King shares the rigid, anti-forestry and anti-people ideology that we do not belong in the forests at all. This ideology peddles an apocalyptic fear that our country is logging its last remaining forests, even though we have more trees than we did 100 years ago.
In fact, on many western landscapes, we have overstocked stands with more trees than the forests can support. This thinking also rejects Indigenous knowledge and experience that comes from thousands of years of managing fuels and maintaining forest health.
Where’s the outrage, political organization and calls for action from activists and celebrities when old growth forests are wiped out in a matter of days from severe wildfires? This is happening every year on our national forests.

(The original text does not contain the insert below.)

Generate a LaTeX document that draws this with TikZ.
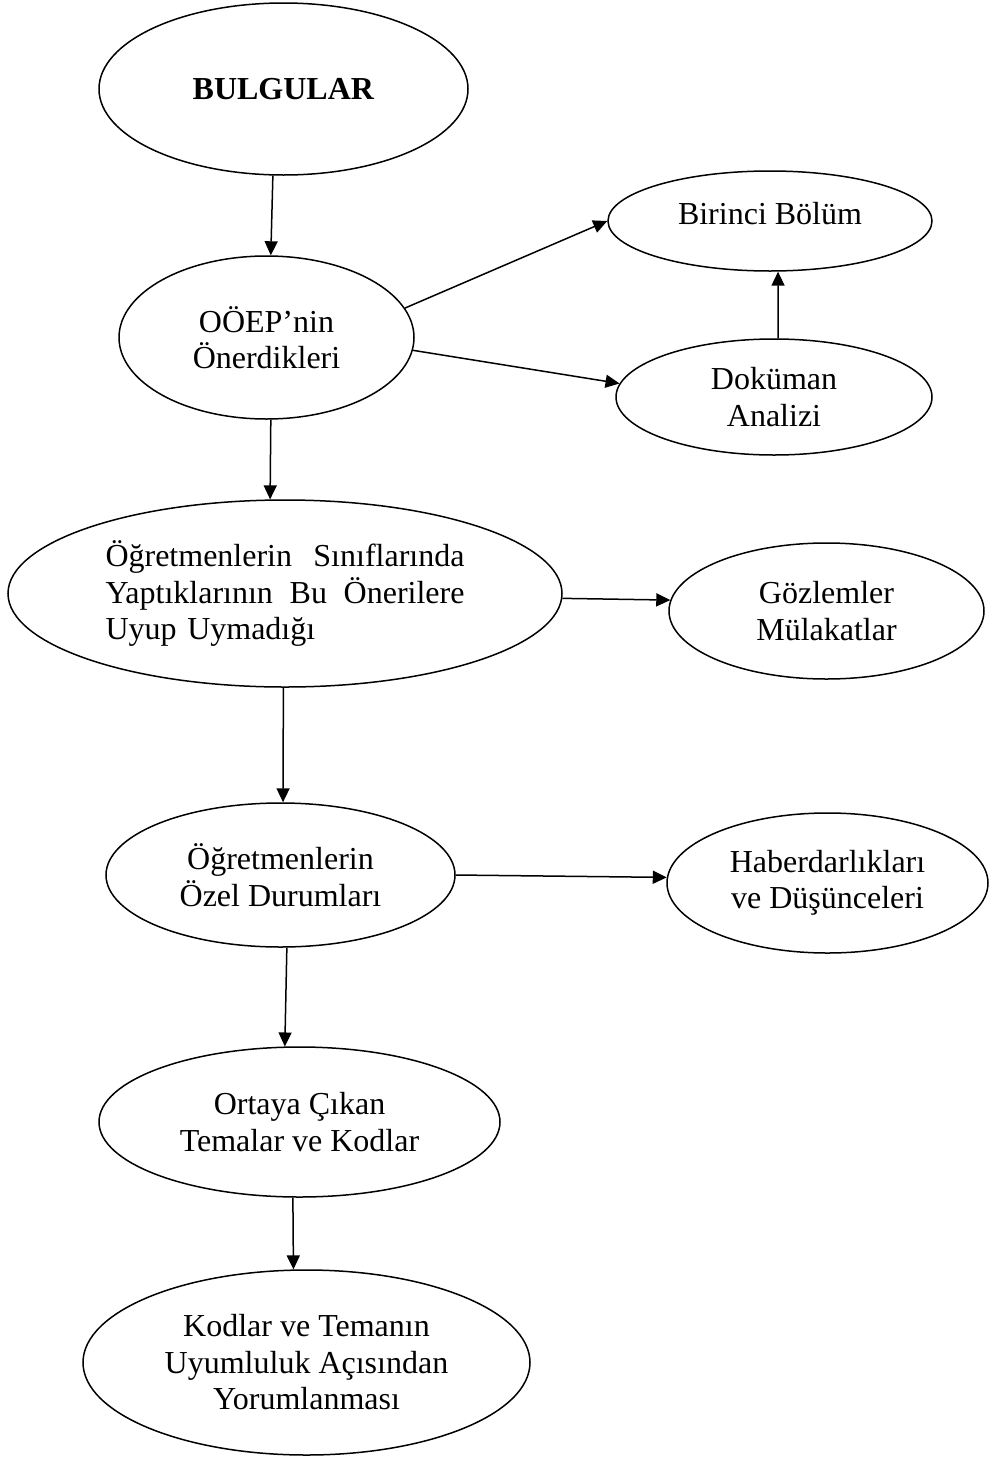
\documentclass[tikz,border=0pt]{standalone}
\usepackage{fontspec}
\setmainfont{Liberation Serif}
\usetikzlibrary{shapes.geometric,arrows.meta}
\begin{document}
\begin{tikzpicture}[x=1pt,y=-1pt,
  el/.style={draw, ellipse, line width=1.5pt, inner sep=0pt, align=center,
    font=\fontsize{32}{36.5}\selectfont},
  arr/.style={line width=1.5pt, -{Triangle[width=13pt,length=14pt]}}]
\useasboundingbox (0,0) rectangle (990,1459);
\fill[white] (0,0) rectangle (990,1459);

\node[el, minimum width=369pt, minimum height=172pt] (bul) at (283.5,89) {\textbf{BULGULAR}};
\node[el, minimum width=295pt, minimum height=163pt] (oep) at (266.5,337.5) {OÖEP’nin\\Önerdikleri};
\node[el, minimum width=324pt, minimum height=100pt, text height=23pt, text depth=17pt] (bir) at (770,221) {Birinci Bölüm};
\node[el, minimum width=316pt, minimum height=116pt] (dok) at (774,397) {Doküman\\Analizi};
\node[el, minimum width=554pt, minimum height=187pt, text width=359pt, align=left] (ogr) at (285,593.5)
  {Öğretmenlerin\hfill Sınıflarında\\Yaptıklarının\hfill Bu\hfill Önerilere\\Uyup Uymadığı};
\node[el, minimum width=315pt, minimum height=136pt] (goz) at (826.5,611) {Gözlemler\\Mülakatlar};
\node[el, minimum width=349pt, minimum height=144pt] (ozel) at (280.5,875) {Öğretmenlerin\\Özel Durumları};
\node[el, minimum width=321pt, minimum height=140pt] (hab) at (827.5,883) {Haberdarlıkları\\ve Düşünceleri};
\node[el, minimum width=401pt, minimum height=150pt] (ort) at (299.5,1122) {Ortaya Çıkan\\Temalar ve Kodlar};
\node[el, minimum width=447pt, minimum height=185pt] (kod) at (306.5,1362.5) {Kodlar ve Temanın\\Uyumluluk Açısından\\Yorumlanması};

\draw[arr] (bul.-97.8) -- (oep.87.5);
\draw[arr] (oep.12.9) -- (bir.180);
\draw[arr] (oep.-5.3) -- (dok.175.5);
\draw[arr] (dok.86) -- (bir.-81);
\draw[arr] (oep.-87.5) -- (ogr.99.1);
\draw[arr] (ogr.-1.76) -- (goz.176.7);
\draw[arr] (ogr.-91.8) -- (ozel.88.8);
\draw[arr] (ozel.0.6) -- (hab.178.9);
\draw[arr] (ozel.-85.8) -- (ort.101.7);
\draw[arr] (ort.-95.7) -- (kod.98.9);
\end{tikzpicture}
\end{document}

Most federal lands are already off-limits to logging or have restrictions that make proactive, science-based forest management infeasible. Since the adoption of the Clinton-era Roadless Rule, 37 million acres of national forests have burned, destroying forests and communities while emitting billions of tons of carbon dioxide and other greenhouse gasses into the atmosphere.
In national parks and designated wilderness areas, the federal government is prohibited by law from sustainably harvesting and replanting trees. According to U.S. Forest Service-Forest Inventory and Analysis data, lands set aside from active forest management – such as parks and wilderness – serve as a carbon source because trees are dying at faster rates than they are growing.
In fact a recent U.N. report pointed out that at least 10 World Heritage forests – the places with the highest formal environmental protections on the planet – are net sources of carbon pollution. This includes the iconic Yosemite National Park, where the situation is so bad land managers have turned to logging to help clear the excess fuel and protect its scenic beauty.
Our federal forests are choked with overgrowth and dead and dying trees, reducing their ability to sequester and store carbon. Throughout the West, scientists are telling us we must reduce tree densities down to sustainable levels to make forests more resilient to fire and climate change impacts.
Commercial logging is a tool that helps accomplish that work, while providing wood products that store carbon and require less fossil fuels to make than steel and concrete. Much of our western forest infrastructure depends on timber harvests from federal lands. Ending commercial logging on national forests would decimate this infrastructure, resulting in the loss of sawmills, small family-owned logging companies and other small businesses- further shredding the social-economic fabric of our rural communities that was first torn in the aftermath of the Spotted Owl crisis.
Despite living in a wooden home, King prefers we switch to more energy-intensive building materials, or that we outsource our wood products to places like Russia and other countries that don’t share our commitment to sustainability, science or advanced forest practices.
Ending commercial logging on national forests would come at a heavy cost to Americans. We’ve tried Ms. King’s solution of forest non-management. It hasn’t worked.